Enjoy these gluten-free, vegan, delicious, and nutrient-dense muffins with your favorite hot drink to start your day right!
Here’s what you’ll need:
2 tablespoons of chia seeds
4 tablespoons water
3 small bananas, mashed
3 tablespoons honey
3 tablespoons plain or vanilla almond milk
1 teaspoon vanilla extract
1 teaspoon baking powder
1 cup all-purpose, gluten-free flour
1/2 cup gluten-free oats
Here’s what you’ll do:
1. Preheat oven to 350 degrees F and line a mini muffin sheet with paper liners
2. In a cup, mix chia seeds and water, and allow to sit a few minutes.
3. In a large bowl, mash bananas. Add honey, almond milk, vanilla, baking powder, and stir.
4. Add thickened chia seed and water, mix and stir.
5. Add gluten-free flour and oats, and stir well. (Add more honey if desired.)

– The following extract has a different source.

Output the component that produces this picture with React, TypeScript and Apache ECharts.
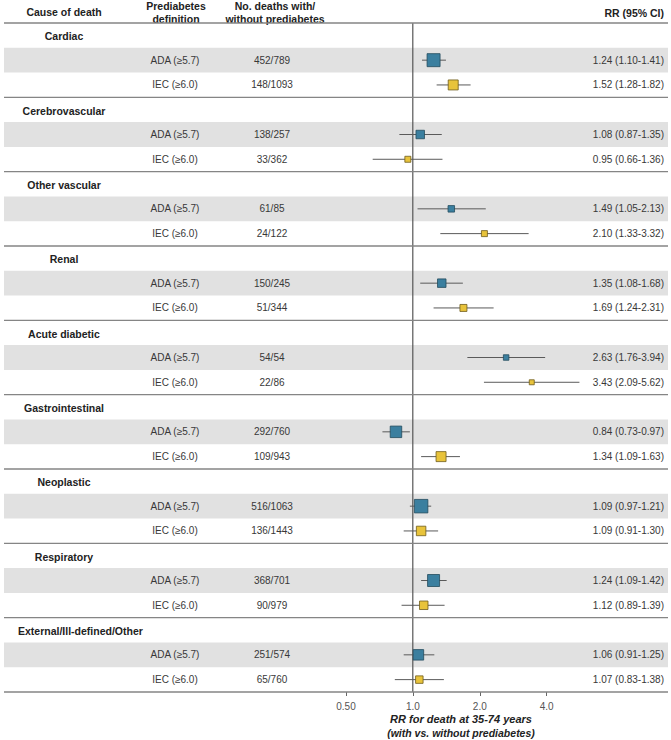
import React, { useEffect, useRef } from "react";
import * as echarts from "echarts";

const causes = [
  "Cardiac",
  "Cerebrovascular",
  "Other vascular",
  "Renal",
  "Acute diabetic",
  "Gastrointestinal",
  "Neoplastic",
  "Respiratory",
  "External/Ill-defined/Other",
];
const definitions = ["ADA (≥5.7)", "IEC (≥6.0)"];

const adaDeaths = ["452/789", "138/257", "61/85", "150/245", "54/54", "292/760", "516/1063", "368/701", "251/574"];
const iecDeaths = ["148/1093", "33/362", "24/122", "51/344", "22/86", "109/943", "136/1443", "90/979", "65/760"];

const adaRR = [1.24, 1.08, 1.49, 1.35, 2.63, 0.84, 1.09, 1.24, 1.06];
const adaLo = [1.1, 0.87, 1.05, 1.08, 1.76, 0.73, 0.97, 1.09, 0.91];
const adaHi = [1.41, 1.35, 2.13, 1.68, 3.94, 0.97, 1.21, 1.42, 1.25];

const iecRR = [1.52, 0.95, 2.1, 1.69, 3.43, 1.34, 1.09, 1.12, 1.07];
const iecLo = [1.28, 0.66, 1.33, 1.24, 2.09, 1.09, 0.91, 0.89, 0.83];
const iecHi = [1.82, 1.36, 3.32, 2.31, 5.62, 1.63, 1.3, 1.39, 1.38];

// marker weights (box side)
const adaWeight = [13, 8.5, 6.5, 8.5, 5.5, 11.5, 13.5, 12, 10.5];
const iecWeight = [10, 6, 6, 7, 5, 10, 9.5, 8.5, 7.5];

const FONT = '"Liberation Sans", Arial, Helvetica, sans-serif';
const X_MIN = Math.pow(2, -6.1106);
const X_MAX = Math.pow(2, 3.8146);
const HEAD_SIZE = 10.5;

const rowNames: string[] = [];
causes.forEach((c) => {
  rowNames.push(c, c + " ADA", c + " IEC");
});

type Measure = {
  row: number;
  def: number;
  deaths: string;
  rr: number;
  lo: number;
  hi: number;
  w: number;
};
const measures: Measure[] = [];
causes.forEach((c, i) => {
  measures.push({ row: 3 * i + 1, def: 0, deaths: adaDeaths[i], rr: adaRR[i], lo: adaLo[i], hi: adaHi[i], w: adaWeight[i] });
  measures.push({ row: 3 * i + 2, def: 1, deaths: iecDeaths[i], rr: iecRR[i], lo: iecLo[i], hi: iecHi[i], w: iecWeight[i] });
});

const fills = ["#3b7f9f", "#e8c33b"];
const strokes = ["#234b5d", "#6e5c1c"];

let measureCtx: CanvasRenderingContext2D | null = null;
function textWidth(t: string, font: string) {
  if (!measureCtx) measureCtx = document.createElement("canvas").getContext("2d");
  if (!measureCtx) return t.length * 6;
  measureCtx.font = font;
  return measureCtx.measureText(t).width;
}

export default function App() {
  const ref = useRef<HTMLDivElement>(null);
  useEffect(() => {
    document.body.style.margin = "0";
    if (!ref.current) return;
    const chart = echarts.init(ref.current, undefined, { renderer: "svg" });
    const lineColor = "#858585";
    const head = { fontSize: HEAD_SIZE, fontWeight: "bold", fontFamily: FONT, fill: "#222", verticalAlign: "middle" };
    const option: any = {
      animation: false,
      backgroundColor: "#ffffff",
      grid: [
        { left: 4, right: 3, top: 23, height: 669 },
        { left: 346, width: 200.7, top: 691, height: 1 },
      ],
      xAxis: [
        { type: "log", logBase: 2, min: X_MIN, max: X_MAX, gridIndex: 0, show: false },
        {
          type: "log",
          logBase: 2,
          min: 0.5,
          max: 4,
          splitNumber: 3,
          gridIndex: 1,
          axisLine: { show: false },
          axisTick: { show: true, length: 4, lineStyle: { color: "#666", width: 1 } },
          splitLine: { show: false },
          axisLabel: {
            margin: 9,
            color: "#555",
            fontSize: 10,
            fontFamily: FONT,
            formatter: (v: number) => (v < 0.99 ? v.toFixed(2) : v.toFixed(1)),
          },
        },
      ],
      yAxis: [
        { type: "category", data: rowNames, inverse: true, show: false, gridIndex: 0 },
        { type: "value", show: false, gridIndex: 1 },
      ],
      graphic: [
        { type: "text", x: 64, y: 12, style: { ...head, text: "Cause of death", align: "center" } },
        { type: "text", x: 176, y: 12.5, style: { ...head, text: "Prediabetes\ndefinition", align: "center", lineHeight: 13 } },
        { type: "text", x: 275, y: 12.5, style: { ...head, text: "No. deaths with/\nwithout prediabetes", align: "center", lineHeight: 13 } },
        { type: "text", x: 664, y: 13, style: { ...head, text: "RR (95% CI)", align: "right" } },
        { type: "text", x: 461, y: 719, style: { ...head, fontSize: 11, text: "RR for death at 35-74 years", align: "center", fontStyle: "italic" } },
        { type: "text", x: 461, y: 733, style: { ...head, text: "(with vs. without prediabetes)", align: "center", fontStyle: "italic" } },
      ],
      series: [
        {
          type: "custom",
          name: "bands",
          coordinateSystem: "cartesian2d",
          xAxisIndex: 0,
          yAxisIndex: 0,
          silent: true,
          z: 1,
          encode: { x: 0, y: 1 },
          data: measures.filter((m) => m.def === 0).map((m) => [m.rr, m.row]),
          renderItem: (params: any, api: any) => {
            const cs = params.coordSys;
            const y = api.coord([api.value(0), api.value(1)])[1];
            const h = api.size([0, 1])[1];
            return {
              type: "rect",
              shape: { x: cs.x, y: y - h / 2, width: cs.width, height: h },
              style: { fill: "#e1e1e1" },
            };
          },
        },
        {
          type: "custom",
          name: "reference",
          coordinateSystem: "cartesian2d",
          xAxisIndex: 0,
          yAxisIndex: 0,
          silent: true,
          z: 2,
          encode: { x: 0, y: 1 },
          data: [[1, 0]],
          renderItem: (params: any, api: any) => {
            const cs = params.coordSys;
            const x = api.coord([api.value(0), api.value(1)])[0];
            return {
              type: "line",
              shape: { x1: x, y1: cs.y, x2: x, y2: cs.y + cs.height },
              style: { stroke: "#555", lineWidth: 1.2 },
            };
          },
        },
        {
          type: "custom",
          name: "titles",
          coordinateSystem: "cartesian2d",
          xAxisIndex: 0,
          yAxisIndex: 0,
          silent: true,
          z: 3,
          encode: { x: 0, y: 1 },
          data: causes.map((c, i) => [1, 3 * i]),
          renderItem: (params: any, api: any) => {
            const cs = params.coordSys;
            const y = api.coord([api.value(0), api.value(1)])[1];
            const h = api.size([0, 1])[1];
            const txt = causes[params.dataIndex];
            const w = textWidth(txt, `bold ${HEAD_SIZE}px ${FONT}`);
            const cx = Math.max(64, 18 + w / 2);
            return {
              type: "group",
              children: [
                {
                  type: "line",
                  shape: { x1: cs.x, y1: y - h / 2, x2: cs.x + cs.width, y2: y - h / 2 },
                  style: { stroke: lineColor, lineWidth: 1.4 },
                },
                {
                  type: "text",
                  x: cx,
                  y: y + 1,
                  style: { ...head, text: txt, align: "center" },
                },
              ],
            };
          },
        },
        {
          type: "custom",
          name: "estimates",
          coordinateSystem: "cartesian2d",
          xAxisIndex: 0,
          yAxisIndex: 0,
          silent: true,
          z: 4,
          encode: { x: 0, y: 1 },
          data: measures.map((m) => [m.rr, m.row, m.lo, m.hi, m.w]),
          renderItem: (params: any, api: any) => {
            const cs = params.coordSys;
            const m = measures[params.dataIndex];
            const row = api.value(1);
            const c = api.coord([api.value(0), row]);
            const lo = api.coord([api.value(2), row]);
            const hi = api.coord([api.value(3), row]);
            const h = api.size([0, 1])[1];
            const s = api.value(4);
            const rrText = `${m.rr.toFixed(2)} (${m.lo.toFixed(2)}-${m.hi.toFixed(2)})`;
            const textStyle = { fontSize: 10, fontFamily: FONT, fill: "#383838", verticalAlign: "middle" };
            const children: any[] = [
              {
                type: "line",
                shape: { x1: lo[0], y1: c[1], x2: hi[0], y2: c[1] },
                style: { stroke: "#5a5a5a", lineWidth: 1 },
              },
              {
                type: "rect",
                shape: { x: c[0] - s / 2, y: c[1] - s / 2, width: s, height: s },
                style: { fill: fills[m.def], stroke: strokes[m.def], lineWidth: 0.8 },
              },
              { type: "text", x: 175, y: c[1], style: { ...textStyle, text: definitions[m.def], align: "center" } },
              { type: "text", x: 272, y: c[1], style: { ...textStyle, text: m.deaths, align: "center" } },
              { type: "text", x: 664, y: c[1], style: { ...textStyle, text: rrText, align: "right" } },
            ];
            if (params.dataIndex === measures.length - 1) {
              children.push({
                type: "line",
                shape: { x1: cs.x, y1: c[1] + h / 2, x2: cs.x + cs.width, y2: c[1] + h / 2 },
                style: { stroke: lineColor, lineWidth: 1.4 },
              });
            }
            return { type: "group", children };
          },
        },
      ],
    };
    chart.setOption(option);
    return () => chart.dispose();
  }, []);
  return <div ref={ref} style={{ width: 671, height: 740 }} />;
}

6. Completely fill paper liners. (Muffins will not rise much, if at all.)
7. For mini muffins: Bake 11 minutes or until a tooth pick inserted into the center pulls up clean.
8. Remove from the oven and let sit to cool in pan for about 3 minutes. Move to cooling rack to cool completely.
9. Now, cut one in half, spread with coconut oil—and enjoy!